I rise to support Opposition Front Benchers. Lords amendment 112 uses the words,
“conclusively that the evidence against the person at trial is so undermined that no conviction could possibly be based on it”.
I put it to the Minister that that is surely about as good as we are going to get as an effective definition in taking things forward. If we have to take the route of proving that an offence was not committed, then I see all kinds of injustices occurring further down the line. A point was made about Barry George. We all agree that the murder of Jill Dando was disgusting, appalling and revolting, and obviously the person who did it should suffer the consequences of committing it. Barry George was imprisoned and later released. Therefore, the court had decided that he did not commit the offence. Has he now to prove his innocence even though he has been released by a court? That case is very well known, and I suspect that very many others do not get that degree of publicity. Miscarriages of justice happen all the time.
Like my hon. Friend the Member for Hayes and Harlington (John McDonnell), who has had to leave to chair a Public and Commercial Services Union group meeting but will return, I was very involved in the Birmingham and Guildford cases. Indeed, Paul Hill, who was the first person ever arrested under the Prevention of Terrorism Act 1974, was a constituent of mine. I went through the whole business of the campaign, and eventually those people were released and compensation was paid. However, I have to say two things about the compensation. First, there seemed to be a calculation based on the expected income of those people throughout their lives, yet at the time of their arrest, the Guildford Four were not particularly well paid, working as part-time building workers in some cases, and one would not have said that their economic prospects were particularly good. But who knows what would have happened to their economic prospects had that terrible miscarriage of justice not happened?
Secondly, one area of compensation was not effectively taken into account. This was not just about the emotional cost to the wider families—my hon. Friend the Member for Hayes and Harlington is correct that there have been some awful traumas in the families of the Guildford Four, the Birmingham Six and many others—but the financial cost. In mounting a campaign to try to gain the release of a convicted prisoner, particularly when they have been convicted of very serious offences, it is difficult to gain public support and even more difficult to find anybody to help finance it, so in many cases the families paid out a great deal of money themselves.

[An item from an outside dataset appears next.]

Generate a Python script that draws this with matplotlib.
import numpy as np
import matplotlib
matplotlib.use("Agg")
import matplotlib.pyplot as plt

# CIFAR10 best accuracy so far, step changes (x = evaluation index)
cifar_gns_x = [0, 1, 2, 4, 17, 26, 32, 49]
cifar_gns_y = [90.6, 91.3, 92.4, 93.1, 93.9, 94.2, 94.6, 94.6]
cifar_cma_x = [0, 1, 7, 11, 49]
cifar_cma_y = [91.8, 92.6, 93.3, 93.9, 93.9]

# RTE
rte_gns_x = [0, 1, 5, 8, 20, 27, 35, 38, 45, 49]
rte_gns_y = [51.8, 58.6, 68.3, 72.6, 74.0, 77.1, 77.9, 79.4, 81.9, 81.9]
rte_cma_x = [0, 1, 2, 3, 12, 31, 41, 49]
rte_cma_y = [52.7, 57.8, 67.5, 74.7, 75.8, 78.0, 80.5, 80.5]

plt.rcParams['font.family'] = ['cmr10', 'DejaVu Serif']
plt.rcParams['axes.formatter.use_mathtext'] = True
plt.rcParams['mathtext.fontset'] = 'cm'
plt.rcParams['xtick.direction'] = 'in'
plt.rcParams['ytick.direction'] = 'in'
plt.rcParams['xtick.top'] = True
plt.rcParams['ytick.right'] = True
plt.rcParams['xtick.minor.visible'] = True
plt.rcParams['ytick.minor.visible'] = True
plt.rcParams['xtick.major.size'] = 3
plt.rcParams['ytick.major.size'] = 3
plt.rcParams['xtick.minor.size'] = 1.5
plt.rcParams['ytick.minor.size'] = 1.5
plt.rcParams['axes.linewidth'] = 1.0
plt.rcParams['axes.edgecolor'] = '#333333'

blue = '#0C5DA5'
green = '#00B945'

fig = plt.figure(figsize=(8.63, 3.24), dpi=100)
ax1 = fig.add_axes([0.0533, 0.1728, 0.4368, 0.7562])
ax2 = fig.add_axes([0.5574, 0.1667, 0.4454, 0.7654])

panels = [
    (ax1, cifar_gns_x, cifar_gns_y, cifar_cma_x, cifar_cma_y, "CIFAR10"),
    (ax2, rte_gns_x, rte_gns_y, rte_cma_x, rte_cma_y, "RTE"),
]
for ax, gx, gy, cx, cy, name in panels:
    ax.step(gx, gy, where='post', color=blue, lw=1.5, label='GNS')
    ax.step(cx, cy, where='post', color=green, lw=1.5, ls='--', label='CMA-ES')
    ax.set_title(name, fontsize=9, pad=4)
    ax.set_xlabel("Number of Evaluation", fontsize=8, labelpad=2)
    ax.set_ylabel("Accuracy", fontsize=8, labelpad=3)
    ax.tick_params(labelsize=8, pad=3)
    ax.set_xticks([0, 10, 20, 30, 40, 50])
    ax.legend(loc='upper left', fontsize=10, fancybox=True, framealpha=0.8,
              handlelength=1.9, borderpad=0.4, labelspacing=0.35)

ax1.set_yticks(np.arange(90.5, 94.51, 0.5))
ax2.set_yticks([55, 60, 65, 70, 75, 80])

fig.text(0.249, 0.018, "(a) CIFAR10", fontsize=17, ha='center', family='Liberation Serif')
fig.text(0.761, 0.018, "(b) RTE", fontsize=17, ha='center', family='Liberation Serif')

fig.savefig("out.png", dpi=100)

The step forward that was taken on the release of the Birmingham and Guildford people was the establishment of the Criminal Cases Review Commission, from which we took very interesting evidence last week in the Justice Committee. There are a number of cases that it does not review because it does not think there is enough evidence to do so. When people come back and demand a re-examination, in some cases the CCRC will then review. In the very large number of cases where it does review, it sends those cases back to the Court of Appeal and subsequently the individual is released. On that basis, compensation should be automatic—a given. If
someone has been convicted, the case has been reviewed by the Court of Appeal, and they have been released, obviously the Court of Appeal must have had some very good grounds for releasing them. I do not see why they should then have to go through another hoop of trying to get compensation by proving that they did not commit an offence that they have been released for not committing. We are getting into a big problem in this regard.
3.15 pm
I realise that the Minister is unlikely to change his mind at this stage, but if we as a House do the right thing and accept the Lords amendment, that would be good. If we reject it, I hope that the Lords will return to it and insist on it, because it protects some of the very good advances that we have made in dealing with miscarriages of justice. As my hon. Friend the Member for Birmingham, Erdington (Jack Dromey) pointed out, the judicial system is not perfect. No legal system is perfect. The jury system is as good as we will get, but it is not perfect. Juries can make mistakes or misread evidence; all kinds of things go wrong. Highly trained legal minds can misread evidence and get things wrong. These things happen. Therefore, there must be the failsafe of an appeals system. There can be gross miscarriages of justice, as we well know. There has to be a further safeguard, and that is where the review system and the Court of Appeal come in.
When society as a whole has got it wrong about an individual, that individual cannot get the years back. They cannot get their youth back, they cannot get their life back, and they cannot get back all those years of missing their children, their grandchildren, their friends, their family and everything else, but they can at least get some financial compensation, which is society’s way of saying that we got it wrong and we are determined to make sure that it does not happen again in future.
We owe it to the families who campaigned for justice for the McGuire Seven, the Guildford Four, the Birmingham Six and so many others to say “Thank you” for the work they did in bringing about these changes. I feel very sad that the Government now seem in part to be undermining that progress by rejecting the Lords amendment. I hope that the Minister will think again on this subject.